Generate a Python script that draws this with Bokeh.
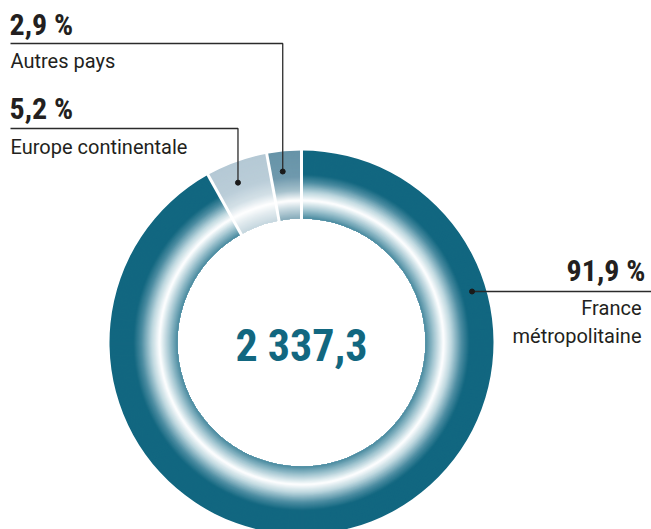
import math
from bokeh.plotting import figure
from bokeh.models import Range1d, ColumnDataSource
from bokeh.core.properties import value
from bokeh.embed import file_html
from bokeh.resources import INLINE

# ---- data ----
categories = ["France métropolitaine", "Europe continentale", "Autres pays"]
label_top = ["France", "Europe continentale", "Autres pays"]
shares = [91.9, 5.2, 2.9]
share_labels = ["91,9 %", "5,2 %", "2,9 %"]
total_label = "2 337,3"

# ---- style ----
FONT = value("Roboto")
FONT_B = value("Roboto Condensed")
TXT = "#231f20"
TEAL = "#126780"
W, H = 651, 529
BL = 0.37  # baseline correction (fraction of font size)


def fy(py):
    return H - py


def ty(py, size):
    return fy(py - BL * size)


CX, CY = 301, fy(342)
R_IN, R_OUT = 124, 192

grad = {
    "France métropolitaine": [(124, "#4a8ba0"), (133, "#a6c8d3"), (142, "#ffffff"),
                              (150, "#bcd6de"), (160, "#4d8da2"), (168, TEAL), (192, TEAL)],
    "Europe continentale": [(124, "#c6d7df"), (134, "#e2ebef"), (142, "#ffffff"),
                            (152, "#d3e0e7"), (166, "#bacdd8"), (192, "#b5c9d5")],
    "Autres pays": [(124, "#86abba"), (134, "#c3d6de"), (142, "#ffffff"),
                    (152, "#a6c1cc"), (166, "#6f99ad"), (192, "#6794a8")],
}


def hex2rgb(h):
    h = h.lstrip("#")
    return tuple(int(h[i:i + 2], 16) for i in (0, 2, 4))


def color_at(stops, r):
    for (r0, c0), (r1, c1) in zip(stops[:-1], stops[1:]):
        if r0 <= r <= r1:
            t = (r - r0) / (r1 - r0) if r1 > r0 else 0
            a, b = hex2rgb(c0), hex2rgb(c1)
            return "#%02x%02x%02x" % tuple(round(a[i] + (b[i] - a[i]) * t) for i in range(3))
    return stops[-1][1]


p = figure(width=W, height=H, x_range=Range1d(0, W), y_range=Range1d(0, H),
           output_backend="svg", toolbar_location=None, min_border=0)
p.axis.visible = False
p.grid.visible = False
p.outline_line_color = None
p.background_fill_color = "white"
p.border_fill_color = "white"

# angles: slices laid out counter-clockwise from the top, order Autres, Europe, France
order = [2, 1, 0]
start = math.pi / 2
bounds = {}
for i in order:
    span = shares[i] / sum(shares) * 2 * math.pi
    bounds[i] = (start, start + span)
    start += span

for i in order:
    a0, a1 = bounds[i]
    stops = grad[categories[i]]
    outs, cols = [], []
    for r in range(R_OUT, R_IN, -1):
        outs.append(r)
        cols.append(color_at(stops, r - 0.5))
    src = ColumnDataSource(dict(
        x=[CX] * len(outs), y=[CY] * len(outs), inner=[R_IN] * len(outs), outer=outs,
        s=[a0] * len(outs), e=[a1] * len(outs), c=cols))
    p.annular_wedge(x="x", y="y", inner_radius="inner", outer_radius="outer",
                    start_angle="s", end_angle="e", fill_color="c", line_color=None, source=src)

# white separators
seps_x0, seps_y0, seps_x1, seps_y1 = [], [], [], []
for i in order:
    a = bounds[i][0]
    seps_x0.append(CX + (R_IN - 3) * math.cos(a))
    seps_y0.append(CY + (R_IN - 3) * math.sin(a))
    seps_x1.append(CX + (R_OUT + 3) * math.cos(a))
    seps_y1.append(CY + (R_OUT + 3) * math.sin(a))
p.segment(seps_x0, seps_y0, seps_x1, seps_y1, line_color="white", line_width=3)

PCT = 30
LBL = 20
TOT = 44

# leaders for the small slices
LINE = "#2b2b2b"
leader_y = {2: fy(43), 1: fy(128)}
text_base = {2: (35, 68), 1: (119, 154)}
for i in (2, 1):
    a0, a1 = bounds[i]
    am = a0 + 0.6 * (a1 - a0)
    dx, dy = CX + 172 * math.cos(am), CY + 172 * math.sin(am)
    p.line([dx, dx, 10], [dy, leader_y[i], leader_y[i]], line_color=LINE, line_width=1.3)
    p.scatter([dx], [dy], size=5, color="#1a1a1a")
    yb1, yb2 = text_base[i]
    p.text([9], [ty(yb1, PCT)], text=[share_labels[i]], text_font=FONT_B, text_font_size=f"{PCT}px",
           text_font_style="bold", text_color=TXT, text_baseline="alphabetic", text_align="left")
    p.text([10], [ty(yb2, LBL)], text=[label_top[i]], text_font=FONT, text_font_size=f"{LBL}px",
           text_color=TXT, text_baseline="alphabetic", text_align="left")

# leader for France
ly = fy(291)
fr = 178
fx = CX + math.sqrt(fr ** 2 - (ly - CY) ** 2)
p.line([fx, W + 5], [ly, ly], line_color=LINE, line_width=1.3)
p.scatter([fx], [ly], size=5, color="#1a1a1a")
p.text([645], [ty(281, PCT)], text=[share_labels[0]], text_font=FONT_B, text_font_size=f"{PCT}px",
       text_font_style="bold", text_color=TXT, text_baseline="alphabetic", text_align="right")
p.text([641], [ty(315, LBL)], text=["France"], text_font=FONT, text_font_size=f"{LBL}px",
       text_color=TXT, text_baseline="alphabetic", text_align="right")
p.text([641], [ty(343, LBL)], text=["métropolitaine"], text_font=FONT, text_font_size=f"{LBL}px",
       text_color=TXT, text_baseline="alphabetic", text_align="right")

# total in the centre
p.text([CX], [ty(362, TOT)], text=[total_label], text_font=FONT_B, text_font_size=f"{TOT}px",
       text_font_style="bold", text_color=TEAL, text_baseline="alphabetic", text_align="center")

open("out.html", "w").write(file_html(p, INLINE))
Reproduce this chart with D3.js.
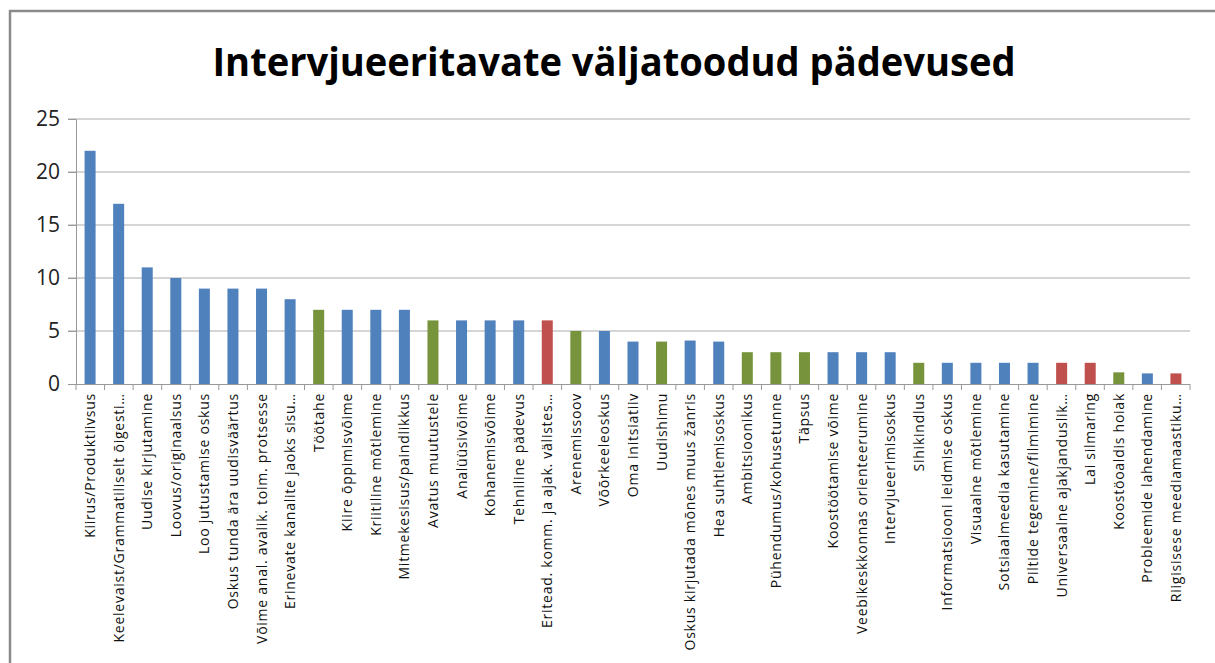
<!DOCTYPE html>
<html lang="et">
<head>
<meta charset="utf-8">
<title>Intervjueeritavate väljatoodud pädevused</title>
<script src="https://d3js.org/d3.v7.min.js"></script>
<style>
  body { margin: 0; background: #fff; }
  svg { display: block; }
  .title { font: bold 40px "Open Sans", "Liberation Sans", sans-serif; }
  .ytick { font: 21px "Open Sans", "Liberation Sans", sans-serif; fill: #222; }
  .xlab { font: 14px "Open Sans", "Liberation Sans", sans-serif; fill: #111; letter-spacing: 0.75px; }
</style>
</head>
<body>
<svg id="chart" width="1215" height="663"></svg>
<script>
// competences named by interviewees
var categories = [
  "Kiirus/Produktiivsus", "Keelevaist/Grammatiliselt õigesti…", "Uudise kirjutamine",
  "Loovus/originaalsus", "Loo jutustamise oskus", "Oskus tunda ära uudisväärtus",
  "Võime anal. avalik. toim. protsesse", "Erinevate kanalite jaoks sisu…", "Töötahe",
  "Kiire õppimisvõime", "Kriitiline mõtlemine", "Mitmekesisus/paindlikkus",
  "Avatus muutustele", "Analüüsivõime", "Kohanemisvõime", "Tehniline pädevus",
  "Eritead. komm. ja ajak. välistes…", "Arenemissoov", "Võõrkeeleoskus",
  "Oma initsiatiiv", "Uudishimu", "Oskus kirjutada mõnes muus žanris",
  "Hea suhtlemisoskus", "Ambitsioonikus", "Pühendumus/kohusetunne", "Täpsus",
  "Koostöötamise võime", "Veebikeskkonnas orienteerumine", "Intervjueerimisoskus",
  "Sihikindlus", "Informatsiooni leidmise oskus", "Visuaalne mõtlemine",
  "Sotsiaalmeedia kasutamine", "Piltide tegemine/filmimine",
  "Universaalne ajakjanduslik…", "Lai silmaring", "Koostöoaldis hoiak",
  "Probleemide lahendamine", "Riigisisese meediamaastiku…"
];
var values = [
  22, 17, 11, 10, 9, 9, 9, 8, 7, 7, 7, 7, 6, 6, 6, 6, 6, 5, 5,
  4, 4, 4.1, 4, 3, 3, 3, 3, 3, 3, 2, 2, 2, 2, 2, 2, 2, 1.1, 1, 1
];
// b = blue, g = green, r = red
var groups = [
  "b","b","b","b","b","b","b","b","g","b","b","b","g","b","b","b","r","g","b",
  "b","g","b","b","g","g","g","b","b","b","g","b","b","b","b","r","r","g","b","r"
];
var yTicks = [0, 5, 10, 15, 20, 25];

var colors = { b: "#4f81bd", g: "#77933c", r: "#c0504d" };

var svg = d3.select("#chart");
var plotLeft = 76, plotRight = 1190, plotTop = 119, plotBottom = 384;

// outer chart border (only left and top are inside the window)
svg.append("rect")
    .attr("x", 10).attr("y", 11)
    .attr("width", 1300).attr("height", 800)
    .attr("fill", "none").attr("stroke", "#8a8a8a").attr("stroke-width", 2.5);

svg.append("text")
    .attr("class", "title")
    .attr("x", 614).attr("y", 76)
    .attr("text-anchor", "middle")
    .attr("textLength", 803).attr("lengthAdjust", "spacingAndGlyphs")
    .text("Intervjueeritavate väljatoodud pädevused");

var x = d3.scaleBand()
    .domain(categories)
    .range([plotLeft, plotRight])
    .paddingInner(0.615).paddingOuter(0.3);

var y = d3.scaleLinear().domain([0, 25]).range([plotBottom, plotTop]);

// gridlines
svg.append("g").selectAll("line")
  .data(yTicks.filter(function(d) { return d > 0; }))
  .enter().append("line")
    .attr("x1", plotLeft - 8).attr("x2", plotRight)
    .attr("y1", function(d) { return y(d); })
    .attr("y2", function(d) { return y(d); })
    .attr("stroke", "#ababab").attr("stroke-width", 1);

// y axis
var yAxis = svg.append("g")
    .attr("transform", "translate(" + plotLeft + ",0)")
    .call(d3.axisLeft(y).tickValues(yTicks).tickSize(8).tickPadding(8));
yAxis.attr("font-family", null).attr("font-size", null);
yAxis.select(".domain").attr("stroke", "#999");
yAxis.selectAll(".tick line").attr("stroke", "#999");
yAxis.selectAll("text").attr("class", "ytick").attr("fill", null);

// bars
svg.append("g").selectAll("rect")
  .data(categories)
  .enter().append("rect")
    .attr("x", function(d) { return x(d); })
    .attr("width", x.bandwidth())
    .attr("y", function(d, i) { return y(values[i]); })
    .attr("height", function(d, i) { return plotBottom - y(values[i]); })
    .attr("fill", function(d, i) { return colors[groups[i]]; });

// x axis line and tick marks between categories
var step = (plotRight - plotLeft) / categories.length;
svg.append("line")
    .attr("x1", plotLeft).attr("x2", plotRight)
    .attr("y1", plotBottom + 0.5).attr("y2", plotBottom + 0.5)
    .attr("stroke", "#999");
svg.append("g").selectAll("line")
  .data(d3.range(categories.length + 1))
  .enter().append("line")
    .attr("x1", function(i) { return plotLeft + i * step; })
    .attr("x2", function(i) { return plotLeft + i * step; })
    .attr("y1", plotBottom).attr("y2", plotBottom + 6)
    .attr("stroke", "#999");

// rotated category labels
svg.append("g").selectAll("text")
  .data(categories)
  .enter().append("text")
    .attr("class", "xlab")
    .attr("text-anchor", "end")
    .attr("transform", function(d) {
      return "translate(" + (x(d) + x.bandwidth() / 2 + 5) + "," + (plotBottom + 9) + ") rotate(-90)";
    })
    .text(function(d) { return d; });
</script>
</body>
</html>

» **Stated goal**: Repeat the records above exactly, from the first line through the line that contains "start += span", and leave out the pictures.

» **Worked solution**:
Generate a Python script that draws this with Bokeh.
import math
from bokeh.plotting import figure
from bokeh.models import Range1d, ColumnDataSource
from bokeh.core.properties import value
from bokeh.embed import file_html
from bokeh.resources import INLINE

# ---- data ----
categories = ["France métropolitaine", "Europe continentale", "Autres pays"]
label_top = ["France", "Europe continentale", "Autres pays"]
shares = [91.9, 5.2, 2.9]
share_labels = ["91,9 %", "5,2 %", "2,9 %"]
total_label = "2 337,3"

# ---- style ----
FONT = value("Roboto")
FONT_B = value("Roboto Condensed")
TXT = "#231f20"
TEAL = "#126780"
W, H = 651, 529
BL = 0.37  # baseline correction (fraction of font size)


def fy(py):
    return H - py


def ty(py, size):
    return fy(py - BL * size)


CX, CY = 301, fy(342)
R_IN, R_OUT = 124, 192

grad = {
    "France métropolitaine": [(124, "#4a8ba0"), (133, "#a6c8d3"), (142, "#ffffff"),
                              (150, "#bcd6de"), (160, "#4d8da2"), (168, TEAL), (192, TEAL)],
    "Europe continentale": [(124, "#c6d7df"), (134, "#e2ebef"), (142, "#ffffff"),
                            (152, "#d3e0e7"), (166, "#bacdd8"), (192, "#b5c9d5")],
    "Autres pays": [(124, "#86abba"), (134, "#c3d6de"), (142, "#ffffff"),
                    (152, "#a6c1cc"), (166, "#6f99ad"), (192, "#6794a8")],
}


def hex2rgb(h):
    h = h.lstrip("#")
    return tuple(int(h[i:i + 2], 16) for i in (0, 2, 4))


def color_at(stops, r):
    for (r0, c0), (r1, c1) in zip(stops[:-1], stops[1:]):
        if r0 <= r <= r1:
            t = (r - r0) / (r1 - r0) if r1 > r0 else 0
            a, b = hex2rgb(c0), hex2rgb(c1)
            return "#%02x%02x%02x" % tuple(round(a[i] + (b[i] - a[i]) * t) for i in range(3))
    return stops[-1][1]


p = figure(width=W, height=H, x_range=Range1d(0, W), y_range=Range1d(0, H),
           output_backend="svg", toolbar_location=None, min_border=0)
p.axis.visible = False
p.grid.visible = False
p.outline_line_color = None
p.background_fill_color = "white"
p.border_fill_color = "white"

# angles: slices laid out counter-clockwise from the top, order Autres, Europe, France
order = [2, 1, 0]
start = math.pi / 2
bounds = {}
for i in order:
    span = shares[i] / sum(shares) * 2 * math.pi
    bounds[i] = (start, start + span)
    start += span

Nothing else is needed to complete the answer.